On June 11, 2020, the European Court of Human Rights (ECHR) stated that conviction of activists involved in the BDS campaign boycotting products imported from Israel had no relevant and sufficient grounds and violated their freedom of expression, in the case known as Baldassi and Others v. France.
In 2009 and 2010, eleven France-based activists held peaceful protests in supermarkets calling for a boycott of Israeli goods, as the latter continues to violate human rights of the Palestinian people who are striving for their freedom, justice and equality. They were convicted by French courts of “incitement to discrimination.”
The eleven applicants are: Mr Jean-Michel Baldassi, Mr Henri Eichholtzer, Ms Aline Parmentier, Ms Sylviane Mure, Mr Nohammad Akbar, Mr Maxime Roll, Ms Laila Assakali, Mr Yahya Assakali, Mr Jacques Ballouey, Ms Habiba El Jarroudi, and Ms Farida Sarr-Trichine. The applicants are all French nationals, apart from Mr Nohammad Akbar and Ms Habiba El Jarroudi, who are Afghan and Moroccan nationals respectively. Mr Eichholtzer and Ms Parmentier live in Habsheim and Zillisheim respectively. Mr Jacques Ballouey lived in Mulhouse, as did the other applicants.

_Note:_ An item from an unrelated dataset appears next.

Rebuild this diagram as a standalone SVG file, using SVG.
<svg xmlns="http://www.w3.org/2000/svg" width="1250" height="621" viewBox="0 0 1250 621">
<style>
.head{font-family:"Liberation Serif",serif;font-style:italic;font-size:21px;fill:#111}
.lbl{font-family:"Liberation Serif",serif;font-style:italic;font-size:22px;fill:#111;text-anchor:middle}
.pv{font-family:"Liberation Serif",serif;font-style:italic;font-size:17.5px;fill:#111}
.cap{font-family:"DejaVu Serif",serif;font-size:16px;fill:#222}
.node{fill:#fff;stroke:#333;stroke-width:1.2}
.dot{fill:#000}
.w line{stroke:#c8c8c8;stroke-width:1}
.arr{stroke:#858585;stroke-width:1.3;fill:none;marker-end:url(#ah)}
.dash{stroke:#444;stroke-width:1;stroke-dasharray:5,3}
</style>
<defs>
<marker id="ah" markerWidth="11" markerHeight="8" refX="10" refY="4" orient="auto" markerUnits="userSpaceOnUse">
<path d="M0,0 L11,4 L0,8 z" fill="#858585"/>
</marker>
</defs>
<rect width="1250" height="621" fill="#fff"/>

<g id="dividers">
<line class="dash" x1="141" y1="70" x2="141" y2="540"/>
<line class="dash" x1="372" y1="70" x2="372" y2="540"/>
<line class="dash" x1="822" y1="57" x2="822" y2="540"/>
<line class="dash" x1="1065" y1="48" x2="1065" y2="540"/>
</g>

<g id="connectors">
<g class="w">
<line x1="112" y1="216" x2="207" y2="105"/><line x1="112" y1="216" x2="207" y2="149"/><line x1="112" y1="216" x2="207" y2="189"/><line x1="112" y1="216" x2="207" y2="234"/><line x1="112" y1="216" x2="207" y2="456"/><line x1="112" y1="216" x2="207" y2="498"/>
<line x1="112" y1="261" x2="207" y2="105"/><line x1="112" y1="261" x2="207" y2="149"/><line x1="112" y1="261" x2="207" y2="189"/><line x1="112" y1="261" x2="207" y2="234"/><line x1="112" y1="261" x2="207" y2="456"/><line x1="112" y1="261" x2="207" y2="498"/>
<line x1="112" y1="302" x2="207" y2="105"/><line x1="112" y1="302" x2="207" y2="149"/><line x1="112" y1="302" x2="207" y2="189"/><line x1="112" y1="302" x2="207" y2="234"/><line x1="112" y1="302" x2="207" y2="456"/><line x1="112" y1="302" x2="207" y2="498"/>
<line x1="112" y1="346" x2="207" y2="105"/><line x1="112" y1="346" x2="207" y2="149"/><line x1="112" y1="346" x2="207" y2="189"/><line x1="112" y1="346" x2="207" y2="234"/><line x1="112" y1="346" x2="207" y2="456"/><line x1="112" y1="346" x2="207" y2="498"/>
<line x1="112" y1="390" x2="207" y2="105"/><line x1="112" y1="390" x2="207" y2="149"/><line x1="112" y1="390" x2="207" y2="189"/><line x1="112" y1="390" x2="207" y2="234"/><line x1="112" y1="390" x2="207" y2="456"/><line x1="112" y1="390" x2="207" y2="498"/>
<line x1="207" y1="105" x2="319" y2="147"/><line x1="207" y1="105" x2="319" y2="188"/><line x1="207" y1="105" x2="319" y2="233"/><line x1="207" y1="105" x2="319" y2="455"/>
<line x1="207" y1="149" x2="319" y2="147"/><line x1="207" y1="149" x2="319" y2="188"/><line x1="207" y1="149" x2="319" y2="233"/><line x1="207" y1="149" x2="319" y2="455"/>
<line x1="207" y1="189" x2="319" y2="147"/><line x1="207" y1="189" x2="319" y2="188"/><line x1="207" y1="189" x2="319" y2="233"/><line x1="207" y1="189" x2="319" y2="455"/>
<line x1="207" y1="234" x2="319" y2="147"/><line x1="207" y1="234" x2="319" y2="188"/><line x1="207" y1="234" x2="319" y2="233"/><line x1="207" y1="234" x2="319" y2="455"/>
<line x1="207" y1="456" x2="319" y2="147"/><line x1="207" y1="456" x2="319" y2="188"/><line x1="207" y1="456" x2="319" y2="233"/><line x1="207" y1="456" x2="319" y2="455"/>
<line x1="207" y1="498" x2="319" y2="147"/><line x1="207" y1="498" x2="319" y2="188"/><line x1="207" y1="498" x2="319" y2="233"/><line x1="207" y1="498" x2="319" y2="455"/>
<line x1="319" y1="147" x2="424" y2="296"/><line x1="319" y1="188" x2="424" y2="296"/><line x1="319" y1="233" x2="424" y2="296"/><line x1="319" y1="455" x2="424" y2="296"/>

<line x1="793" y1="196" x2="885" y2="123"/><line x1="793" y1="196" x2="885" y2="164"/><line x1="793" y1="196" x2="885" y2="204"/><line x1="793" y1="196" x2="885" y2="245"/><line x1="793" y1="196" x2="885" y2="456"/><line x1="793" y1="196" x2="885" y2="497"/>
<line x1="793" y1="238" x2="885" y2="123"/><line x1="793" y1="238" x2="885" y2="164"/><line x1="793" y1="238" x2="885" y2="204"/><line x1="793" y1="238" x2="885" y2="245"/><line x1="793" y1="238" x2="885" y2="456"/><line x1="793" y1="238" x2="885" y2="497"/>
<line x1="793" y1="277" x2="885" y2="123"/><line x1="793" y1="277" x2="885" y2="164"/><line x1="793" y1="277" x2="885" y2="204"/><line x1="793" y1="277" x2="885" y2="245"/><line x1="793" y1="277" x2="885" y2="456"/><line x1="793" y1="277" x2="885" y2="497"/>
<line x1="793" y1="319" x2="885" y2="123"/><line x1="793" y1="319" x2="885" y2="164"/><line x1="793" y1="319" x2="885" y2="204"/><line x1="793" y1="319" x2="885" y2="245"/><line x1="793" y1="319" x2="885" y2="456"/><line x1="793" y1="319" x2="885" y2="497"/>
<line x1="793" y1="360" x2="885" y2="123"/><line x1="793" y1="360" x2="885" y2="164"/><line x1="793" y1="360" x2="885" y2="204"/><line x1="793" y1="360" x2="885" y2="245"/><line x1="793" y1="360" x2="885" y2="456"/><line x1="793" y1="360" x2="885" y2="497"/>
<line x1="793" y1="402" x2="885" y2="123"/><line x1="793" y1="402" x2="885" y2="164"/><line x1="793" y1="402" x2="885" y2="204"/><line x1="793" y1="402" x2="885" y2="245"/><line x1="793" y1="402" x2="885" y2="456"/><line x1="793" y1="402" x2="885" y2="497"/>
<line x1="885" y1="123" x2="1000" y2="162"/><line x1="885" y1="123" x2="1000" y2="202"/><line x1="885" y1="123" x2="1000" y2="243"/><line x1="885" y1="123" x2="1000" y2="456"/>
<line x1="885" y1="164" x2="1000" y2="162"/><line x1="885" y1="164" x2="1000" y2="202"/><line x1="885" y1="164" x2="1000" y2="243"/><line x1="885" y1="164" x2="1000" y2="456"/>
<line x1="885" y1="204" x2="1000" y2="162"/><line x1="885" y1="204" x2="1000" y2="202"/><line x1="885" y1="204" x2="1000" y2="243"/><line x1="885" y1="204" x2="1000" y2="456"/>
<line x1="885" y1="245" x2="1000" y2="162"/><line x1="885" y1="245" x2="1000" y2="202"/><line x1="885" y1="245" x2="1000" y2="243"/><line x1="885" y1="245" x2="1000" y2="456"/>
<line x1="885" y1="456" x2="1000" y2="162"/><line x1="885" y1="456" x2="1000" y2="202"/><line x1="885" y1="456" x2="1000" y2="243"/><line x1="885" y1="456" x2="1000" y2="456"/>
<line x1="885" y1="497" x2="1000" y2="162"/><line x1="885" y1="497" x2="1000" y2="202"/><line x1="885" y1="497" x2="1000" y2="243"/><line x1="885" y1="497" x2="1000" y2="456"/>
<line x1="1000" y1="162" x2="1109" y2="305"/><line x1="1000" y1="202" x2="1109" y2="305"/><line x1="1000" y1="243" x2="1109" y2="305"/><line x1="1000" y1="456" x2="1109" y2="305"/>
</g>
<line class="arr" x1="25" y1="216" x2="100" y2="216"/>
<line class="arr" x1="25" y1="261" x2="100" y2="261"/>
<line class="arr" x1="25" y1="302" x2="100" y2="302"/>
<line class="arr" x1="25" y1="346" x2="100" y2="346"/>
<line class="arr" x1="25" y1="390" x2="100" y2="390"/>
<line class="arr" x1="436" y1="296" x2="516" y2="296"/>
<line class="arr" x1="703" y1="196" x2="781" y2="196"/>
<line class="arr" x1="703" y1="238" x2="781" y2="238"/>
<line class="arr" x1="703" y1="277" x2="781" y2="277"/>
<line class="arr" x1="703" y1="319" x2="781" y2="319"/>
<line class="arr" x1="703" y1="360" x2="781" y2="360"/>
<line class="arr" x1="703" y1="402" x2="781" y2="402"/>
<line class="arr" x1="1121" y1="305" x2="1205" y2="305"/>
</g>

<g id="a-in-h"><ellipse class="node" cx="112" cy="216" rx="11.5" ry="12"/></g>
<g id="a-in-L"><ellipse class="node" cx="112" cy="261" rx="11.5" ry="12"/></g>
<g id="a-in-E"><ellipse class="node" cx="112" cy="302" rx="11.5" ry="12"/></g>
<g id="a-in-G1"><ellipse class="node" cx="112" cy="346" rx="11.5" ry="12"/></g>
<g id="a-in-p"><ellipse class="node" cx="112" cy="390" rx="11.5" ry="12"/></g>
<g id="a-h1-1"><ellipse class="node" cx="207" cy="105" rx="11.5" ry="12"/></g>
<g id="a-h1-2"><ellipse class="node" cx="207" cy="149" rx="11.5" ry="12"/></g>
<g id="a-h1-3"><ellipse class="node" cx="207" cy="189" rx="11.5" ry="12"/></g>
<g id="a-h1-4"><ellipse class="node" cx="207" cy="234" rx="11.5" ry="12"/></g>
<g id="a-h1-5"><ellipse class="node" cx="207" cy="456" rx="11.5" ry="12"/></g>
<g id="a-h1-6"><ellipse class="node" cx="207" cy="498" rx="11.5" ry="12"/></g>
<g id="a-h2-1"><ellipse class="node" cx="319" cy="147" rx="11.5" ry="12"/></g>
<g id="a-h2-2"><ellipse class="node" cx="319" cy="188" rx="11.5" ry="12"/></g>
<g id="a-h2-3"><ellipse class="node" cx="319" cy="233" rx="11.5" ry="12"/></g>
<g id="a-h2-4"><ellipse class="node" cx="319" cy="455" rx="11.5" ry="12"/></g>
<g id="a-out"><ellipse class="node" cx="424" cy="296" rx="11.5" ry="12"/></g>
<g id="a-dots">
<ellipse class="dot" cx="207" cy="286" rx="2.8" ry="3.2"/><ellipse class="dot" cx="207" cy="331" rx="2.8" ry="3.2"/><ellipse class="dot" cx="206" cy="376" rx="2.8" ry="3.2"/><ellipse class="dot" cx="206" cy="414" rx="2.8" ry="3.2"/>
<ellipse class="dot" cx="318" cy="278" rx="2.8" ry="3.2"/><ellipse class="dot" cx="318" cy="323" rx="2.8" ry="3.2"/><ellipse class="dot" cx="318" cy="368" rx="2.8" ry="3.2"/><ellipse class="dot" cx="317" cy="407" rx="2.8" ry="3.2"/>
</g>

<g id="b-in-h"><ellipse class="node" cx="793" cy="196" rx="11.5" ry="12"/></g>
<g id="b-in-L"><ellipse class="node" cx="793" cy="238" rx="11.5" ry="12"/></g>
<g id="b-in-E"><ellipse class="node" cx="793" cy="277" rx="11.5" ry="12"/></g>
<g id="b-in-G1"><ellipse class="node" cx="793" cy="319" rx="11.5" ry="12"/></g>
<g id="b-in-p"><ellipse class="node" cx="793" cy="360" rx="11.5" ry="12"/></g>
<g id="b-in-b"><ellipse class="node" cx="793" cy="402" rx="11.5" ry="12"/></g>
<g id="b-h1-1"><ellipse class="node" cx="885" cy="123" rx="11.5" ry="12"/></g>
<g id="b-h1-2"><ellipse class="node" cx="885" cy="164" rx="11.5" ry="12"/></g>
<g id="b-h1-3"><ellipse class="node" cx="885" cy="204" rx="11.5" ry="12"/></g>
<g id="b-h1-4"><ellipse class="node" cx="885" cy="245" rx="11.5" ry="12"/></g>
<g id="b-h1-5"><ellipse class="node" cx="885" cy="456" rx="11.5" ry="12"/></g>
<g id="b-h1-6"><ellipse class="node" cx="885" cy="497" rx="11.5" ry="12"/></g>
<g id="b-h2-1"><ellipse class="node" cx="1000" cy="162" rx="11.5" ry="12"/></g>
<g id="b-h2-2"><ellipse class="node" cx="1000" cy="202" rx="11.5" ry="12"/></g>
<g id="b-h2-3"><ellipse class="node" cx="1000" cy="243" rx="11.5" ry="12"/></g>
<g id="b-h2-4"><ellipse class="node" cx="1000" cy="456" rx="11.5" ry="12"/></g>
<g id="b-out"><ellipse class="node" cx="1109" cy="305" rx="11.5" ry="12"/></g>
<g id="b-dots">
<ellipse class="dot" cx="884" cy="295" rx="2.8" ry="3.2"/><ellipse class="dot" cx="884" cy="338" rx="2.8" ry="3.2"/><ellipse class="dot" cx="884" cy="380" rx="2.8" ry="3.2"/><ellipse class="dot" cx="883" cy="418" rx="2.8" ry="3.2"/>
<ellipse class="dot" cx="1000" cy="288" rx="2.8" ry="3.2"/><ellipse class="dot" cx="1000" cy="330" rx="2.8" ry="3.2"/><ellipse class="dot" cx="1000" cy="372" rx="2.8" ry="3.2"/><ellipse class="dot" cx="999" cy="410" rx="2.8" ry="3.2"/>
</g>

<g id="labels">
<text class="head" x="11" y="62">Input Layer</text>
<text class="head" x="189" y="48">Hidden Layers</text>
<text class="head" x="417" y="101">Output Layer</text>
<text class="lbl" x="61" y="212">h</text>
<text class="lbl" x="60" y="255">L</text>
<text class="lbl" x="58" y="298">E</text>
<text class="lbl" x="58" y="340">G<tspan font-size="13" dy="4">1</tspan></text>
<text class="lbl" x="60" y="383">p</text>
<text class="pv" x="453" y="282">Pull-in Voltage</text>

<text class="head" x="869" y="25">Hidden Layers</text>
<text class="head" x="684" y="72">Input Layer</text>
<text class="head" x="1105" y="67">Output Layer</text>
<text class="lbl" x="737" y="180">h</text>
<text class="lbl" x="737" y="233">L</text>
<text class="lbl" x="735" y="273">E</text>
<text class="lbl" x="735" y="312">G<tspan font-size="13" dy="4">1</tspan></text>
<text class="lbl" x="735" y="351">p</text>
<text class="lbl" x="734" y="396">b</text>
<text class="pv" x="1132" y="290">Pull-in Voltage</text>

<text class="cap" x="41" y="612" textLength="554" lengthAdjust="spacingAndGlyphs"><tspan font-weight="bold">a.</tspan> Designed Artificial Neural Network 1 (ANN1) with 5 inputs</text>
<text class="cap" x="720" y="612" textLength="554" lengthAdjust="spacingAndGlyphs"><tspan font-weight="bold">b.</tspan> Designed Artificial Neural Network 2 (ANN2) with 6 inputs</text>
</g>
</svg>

The cases, which resulted in an unanimous rule that acquitted the BDS campaigners of the charges pointed at them, “concern the complaint by activists in the Palestinian cause about their criminal conviction for incitement to economic discrimination, on account of their participation in actions for boycotting products imported from Israel as part of the campaign ‘BDS : Boycott, Divestment and Sanctions’”, according to the ECHR press release.

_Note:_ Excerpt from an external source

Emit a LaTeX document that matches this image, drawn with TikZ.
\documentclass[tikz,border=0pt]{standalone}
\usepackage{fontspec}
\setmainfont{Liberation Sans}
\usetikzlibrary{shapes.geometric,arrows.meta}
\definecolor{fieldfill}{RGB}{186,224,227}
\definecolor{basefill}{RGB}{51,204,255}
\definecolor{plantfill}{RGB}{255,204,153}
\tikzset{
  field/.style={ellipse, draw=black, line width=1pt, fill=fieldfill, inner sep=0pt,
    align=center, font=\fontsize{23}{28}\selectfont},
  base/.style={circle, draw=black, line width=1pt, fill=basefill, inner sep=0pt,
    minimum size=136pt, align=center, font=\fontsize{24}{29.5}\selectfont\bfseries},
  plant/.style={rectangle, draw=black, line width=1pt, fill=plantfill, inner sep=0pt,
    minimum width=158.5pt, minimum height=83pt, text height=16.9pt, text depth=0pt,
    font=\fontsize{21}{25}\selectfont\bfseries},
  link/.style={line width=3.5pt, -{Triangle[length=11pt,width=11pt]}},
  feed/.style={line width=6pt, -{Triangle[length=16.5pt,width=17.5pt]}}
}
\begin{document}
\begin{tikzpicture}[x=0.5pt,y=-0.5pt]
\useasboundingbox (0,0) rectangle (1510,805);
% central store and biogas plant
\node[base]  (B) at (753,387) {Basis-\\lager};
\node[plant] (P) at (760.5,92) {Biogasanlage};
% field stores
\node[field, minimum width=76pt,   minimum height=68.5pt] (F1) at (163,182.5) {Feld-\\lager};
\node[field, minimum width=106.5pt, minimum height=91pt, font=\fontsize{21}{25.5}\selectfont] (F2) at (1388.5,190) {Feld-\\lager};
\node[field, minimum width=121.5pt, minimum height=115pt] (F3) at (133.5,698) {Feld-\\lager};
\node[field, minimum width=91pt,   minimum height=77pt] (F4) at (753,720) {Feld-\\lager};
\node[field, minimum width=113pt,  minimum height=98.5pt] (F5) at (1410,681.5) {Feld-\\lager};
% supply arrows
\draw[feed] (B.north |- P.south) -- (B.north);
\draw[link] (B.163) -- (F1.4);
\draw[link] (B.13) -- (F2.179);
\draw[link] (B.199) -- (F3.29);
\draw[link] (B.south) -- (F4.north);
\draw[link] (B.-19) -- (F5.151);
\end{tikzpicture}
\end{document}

The release stressed that:
“[The ECHR] noted that the impugned actions and comments from the applicants were a form of political or ‘militant’ expression and concerned a subject of public interest”.
Highlighting the judicial process, the releases continued thus:
“The Court has emphasised on many occasions that there is little scope under Article 10 § 2 of the Convention for restrictions on political speech or on debate on matters of public interest. It was in the nature of political speech to be controversial and often virulent. That did not diminish its public interest, provided that it did not cross the line and turn into a call for violence, hatred or intolerance.
The Court considered that the applicants’ conviction had lacked any relevant or sufficient grounds. It was not convinced that the domestic court had applied rules in keeping with the principles set out in Article 10 or had conducted an appropriate assessment of the facts”.
Articles involved explained
Relative to Article 7 (no punishment without law) of the Convention, the applicants complained that they were convicted on the basis of section 24(8) of the Law of 29 July 1881 on freedom of the press of incitement to economic discrimination, whereas that text did not cover economic discrimination. Based on Article 10 (freedom of expression), they complained of their criminal conviction on account of their participation, within the frame of the BDS campaign, in actions calling for a boycott of goods produced in Israel.
It is important to mention that this victory corresponds to a time of political upheaval, while Israeli occupation plans to annex the Jordan Valley and territories in the West Bank in early June.